Coming and going…well, mostly going. Yesterday word was spreading that the Department of Education and longtime spokesman Greg Knudsen have parted ways. No clue about the circumstances. Then news came that former newsman Ron Mizutani has resigned from Hawaiian Telcom just after he had to announce the company’s layoffs of dozens of managers.
Later this morning, FreePress Action Network will be blogging live from Congressional hearings on public, educational, and governmental programming (PEG). The hearing is scheduled to begin at 1 p.m. EST. Former Akaku executive director and Honolulu Community Media Council member Sean McLaughlin is expected to be part of the festivities.
A few days before Christmas, the Washington Times reported that China’s intelligence services had set up a company in Hawaii to offer translation services and ended up landing a contract that gave them inside access to secret U.S. facility here on Oahu. I mentioned it here on December 29. And the Advertiser got around to mentioning the Washington Times report as a brief item way down at the bottom following a story by William Cole.

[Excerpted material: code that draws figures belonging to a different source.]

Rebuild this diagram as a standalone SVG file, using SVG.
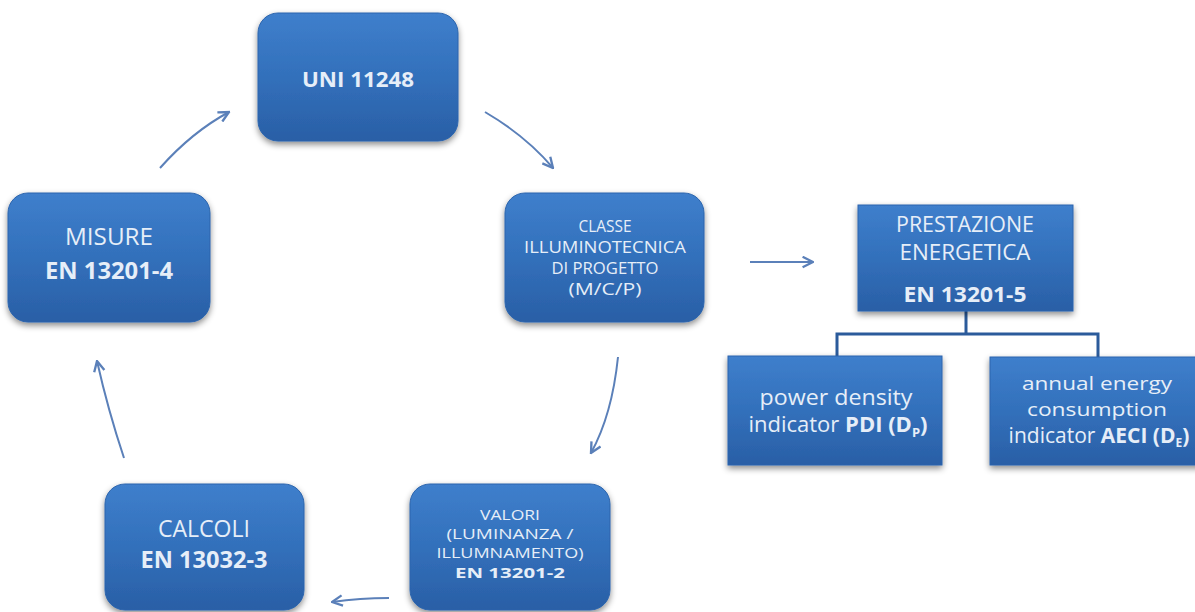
<svg xmlns="http://www.w3.org/2000/svg" width="1195" height="612" viewBox="0 0 1195 612">
<defs>
<linearGradient id="g" x1="0" y1="0" x2="0" y2="1">
<stop offset="0" stop-color="#3f7fcc"/>
<stop offset="0.5" stop-color="#3270bb"/>
<stop offset="1" stop-color="#2a5fa6"/>
</linearGradient>
<filter id="sh" x="-10%" y="-10%" width="120%" height="130%">
<feDropShadow dx="0" dy="3" stdDeviation="3" flood-color="#000" flood-opacity="0.45"/>
</filter>
<marker id="ah" viewBox="0 0 10 10" refX="9" refY="5" markerWidth="13" markerHeight="13" markerUnits="userSpaceOnUse" orient="auto">
<path d="M1,1 L9,5 L1,9" fill="none" stroke="#5b80b9" stroke-width="1.8"/>
</marker>
<style>
.box{fill:url(#g);filter:url(#sh);stroke:#2d65ad;stroke-width:1}
.t{font-family:"Open Sans","Liberation Sans",sans-serif;fill:#e6eef8;text-anchor:middle}
.b{font-weight:bold}
.arr{fill:none;stroke:#5b80b9;stroke-width:2;marker-end:url(#ah)}
.tree{fill:none;stroke:#2b5b9b;stroke-width:3}
</style>
</defs>
<rect width="1195" height="612" fill="#ffffff"/>

<g id="connectors">
<path class="arr" d="M160,168 Q192,132 229,112"/>
<path class="arr" d="M485,112 Q526,136 553,168"/>
<path class="arr" d="M750,262 L813,262"/>
<path class="arr" d="M618,357 Q612,415 591,453"/>
<path class="arr" d="M389,598 Q360,598 332,602"/>
<path class="arr" d="M124,458 Q108,410 97,361"/>
<path class="tree" d="M966,311 V334"/>
<path class="tree" d="M837,356 V334 H1098 V357"/>
</g>

<g id="uni">
<rect class="box" x="258" y="13" width="200" height="128" rx="20"/>
<text class="t b" x="358" y="87" font-size="22" textLength="112" lengthAdjust="spacingAndGlyphs">UNI 11248</text>
</g>

<g id="classe">
<rect class="box" x="505" y="193" width="199" height="129" rx="20"/>
<text class="t" x="605" y="232" font-size="17" textLength="53" lengthAdjust="spacingAndGlyphs">CLASSE</text>
<text class="t" x="605" y="253" font-size="17" textLength="162" lengthAdjust="spacingAndGlyphs">ILLUMINOTECNICA</text>
<text class="t" x="605" y="274" font-size="17" textLength="107" lengthAdjust="spacingAndGlyphs">DI PROGETTO</text>
<text class="t" x="605" y="295" font-size="17" textLength="73" lengthAdjust="spacingAndGlyphs">(M/C/P)</text>
</g>

<g id="misure">
<rect class="box" x="8" y="193" width="202" height="129" rx="20"/>
<text class="t" x="109" y="245" font-size="23" textLength="88" lengthAdjust="spacingAndGlyphs">MISURE</text>
<text class="t b" x="109" y="279" font-size="23" textLength="128" lengthAdjust="spacingAndGlyphs">EN 13201-4</text>
</g>

<g id="calcoli">
<rect class="box" x="105" y="484" width="199" height="126" rx="20"/>
<text class="t" x="204" y="537" font-size="23" textLength="92" lengthAdjust="spacingAndGlyphs">CALCOLI</text>
<text class="t b" x="204" y="568" font-size="23" textLength="127" lengthAdjust="spacingAndGlyphs">EN 13032-3</text>
</g>

<g id="valori">
<rect class="box" x="410" y="484" width="200" height="126" rx="20"/>
<text class="t" x="510" y="520" font-size="15" textLength="60" lengthAdjust="spacingAndGlyphs">VALORI</text>
<text class="t" x="510" y="539" font-size="15" textLength="127" lengthAdjust="spacingAndGlyphs">(LUMINANZA /</text>
<text class="t" x="510" y="558" font-size="15" textLength="147" lengthAdjust="spacingAndGlyphs">ILLUMNAMENTO)</text>
<text class="t b" x="510" y="578" font-size="15" textLength="110" lengthAdjust="spacingAndGlyphs">EN 13201-2</text>
</g>

<g id="prestazione">
<rect class="box" x="858" y="205" width="215" height="106"/>
<text class="t" x="965" y="232" font-size="21" textLength="138" lengthAdjust="spacingAndGlyphs">PRESTAZIONE</text>
<text class="t" x="965" y="260" font-size="21" textLength="131" lengthAdjust="spacingAndGlyphs">ENERGETICA</text>
<text class="t b" x="965" y="302" font-size="21" textLength="123" lengthAdjust="spacingAndGlyphs">EN 13201-5</text>
</g>

<g id="pdi">
<rect class="box" x="728" y="356" width="214" height="109"/>
<text class="t" x="836" y="405" font-size="22" textLength="153" lengthAdjust="spacingAndGlyphs">power density</text>
<text class="t" x="838" y="432" font-size="22">indicator <tspan class="b">PDI (D<tspan font-size="13" dy="5">P</tspan><tspan dy="-5">)</tspan></tspan></text>
</g>

<g id="aeci">
<rect class="box" x="990" y="357" width="215" height="108"/>
<text class="t" x="1097" y="390" font-size="19" textLength="150" lengthAdjust="spacingAndGlyphs">annual energy</text>
<text class="t" x="1097" y="416" font-size="19" textLength="140" lengthAdjust="spacingAndGlyphs">consumption</text>
<text class="t" x="1099" y="443" font-size="21">indicator <tspan class="b">AECI (D<tspan font-size="12" dy="4">E</tspan><tspan dy="-4">)</tspan></tspan></text>
</g>
</svg>
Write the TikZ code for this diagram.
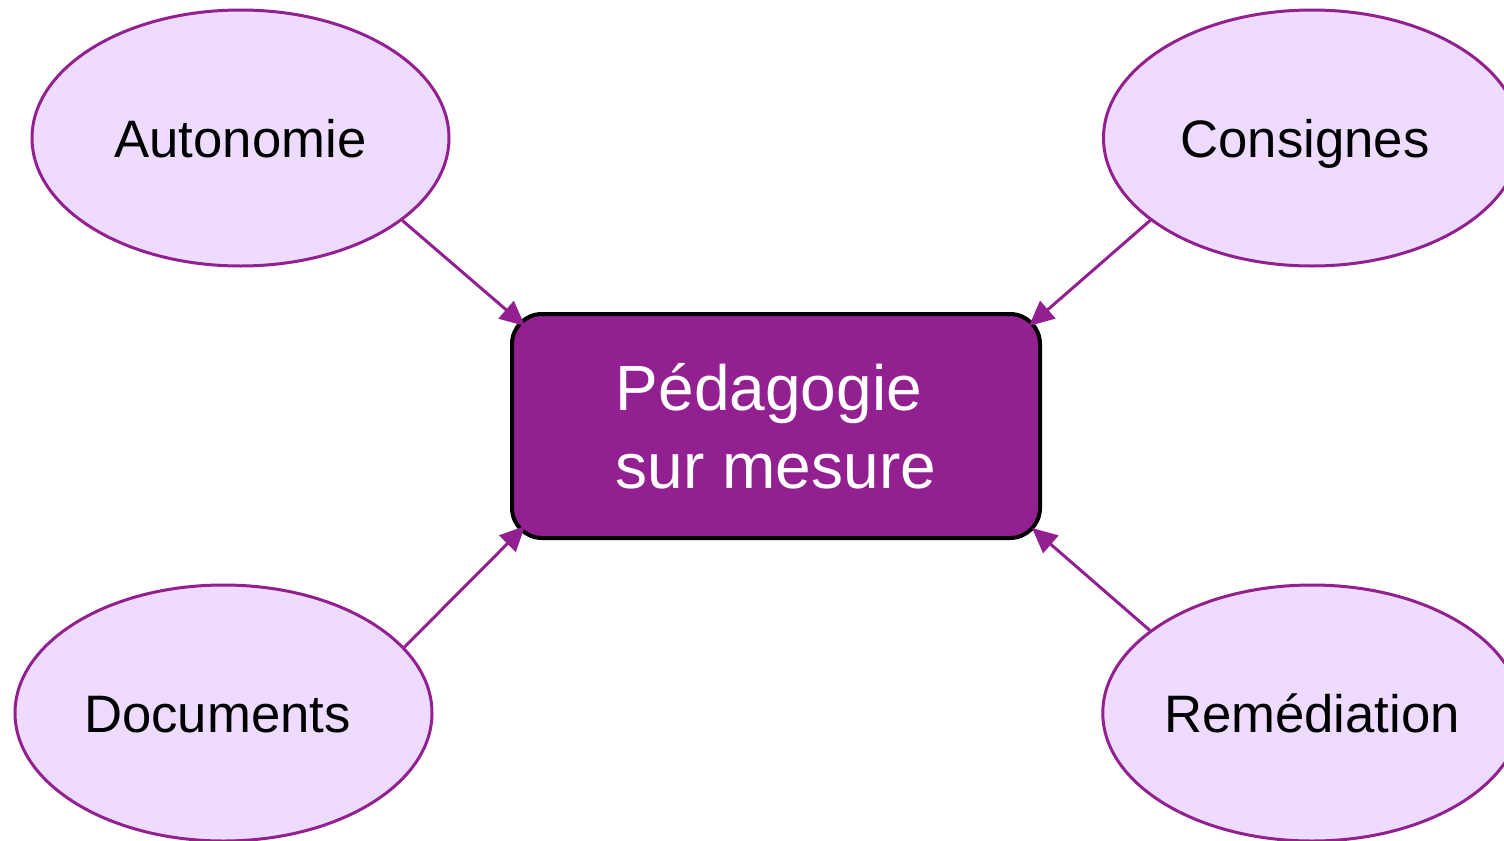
\documentclass[tikz,border=0pt]{standalone}
\usepackage{fontspec}
\setmainfont{Liberation Sans}
\usetikzlibrary{shapes.geometric,arrows.meta}
\definecolor{purp}{RGB}{146,32,144}
\definecolor{lav}{RGB}{237,220,255}
\tikzset{
  bubble/.style={ellipse, draw=purp, line width=3bp, fill=lav, minimum width=417bp, minimum height=256bp, inner sep=0pt, text height=38bp, text depth=0bp, font=\fontsize{52.7bp}{63bp}\selectfont},
  centrebox/.style={rectangle, rounded corners=30bp, draw=black, line width=4bp, fill=purp, minimum width=528bp, minimum height=224bp, inner sep=0pt, text=white, align=left, font=\fontsize{64bp}{78bp}\selectfont},
  link/.style={draw=purp, line width=3bp, -{Triangle[length=25bp,width=23bp]}}
}
\begin{document}
\begin{tikzpicture}[x=1bp,y=-1bp]
\useasboundingbox (0,0) rectangle (1504,840);
\node[centrebox] (box) at (776,426) {Pédagogie\\sur mesure};
\node[bubble] (aut) at (240.5,138) {Autonomie};
\node[bubble] (con) at (1312,138) {Consignes\kern14bp};
\node[bubble] (doc) at (223.5,713) {Documents\kern12bp};
\node[bubble] (rem) at (1312,713) {Remédiation};
\coordinate (tnw) at ([shift={(15bp,-14bp)}]box.north west);
\coordinate (tne) at ([shift={(-13bp,-14bp)}]box.north east);
\coordinate (tsw) at ([shift={(15bp,14bp)}]box.south west);
\coordinate (tse) at ([shift={(-10bp,12bp)}]box.south east);
\draw[link] (aut.-27) -- (tnw);
\draw[link] (con.-153) -- (tne);
\draw[link] (doc.20) -- (tsw);
\draw[link] (rem.153) -- (tse);
\end{tikzpicture}
\end{document}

There was no indication in the ‘Tizer’s telling that the news item was a little stale.
House Bill 2583, scheduled to be heard by the House Higher Education Committee this afternoon at 2:40 p.m., would prevent a repeat of the UH Board of Regents move last summer in which they held a meeting and discussed budget issues in code, referring to documents that were not available to the public.
The Office of Information Practices advised back in 1991 that documents which might otherwise be privileged must be made public if cited and used in a public meeting. The proposed bill tries to write that into law, although only as it applies to the Board of Regents.
Here’s the description of the bill:
Denies the University of Hawaii the use of the deliberative process privilege in closing an agency meeting to the public. Specifies that the deliberative process privilege does not cover meetings related to the budget of the University of Hawaii. Requires the University of Hawaii to disclose beforehand the range of proposed compensation to executives, including head athletic coaches. Extends annual salary reporting requirement to include salaries of head athletic coaches.
No one asks me about these things, but in my view an easier way to accomplish the same thing, and to make it apply more generally to all agencies and not simply limited to the Board of Regents, would be to amend
Section 92F-12, to add documents used by a board in a public meeting to the list of documents required to be disclosed. This could include all documents submitted to the board on any agenda item, including recommendations, reports, etc. This approach would be much cleaner and more straight forward than the current approach of HB2583.
Meanwhile, I’m back in computer hell after discovering that the solution to one problem–removing many gigabytes of photos that Adobe Lightroom had mistakenly written into a hidden directory on my MacBook Pro laptop–apparently created a bigger problem by causing Lightroom to cease functioning. I have a love-hate relationship with this program, which I’ve come to rely on for handling digital photos. I love the way it works, but this is the second time that it’s complex internal indexing has failed.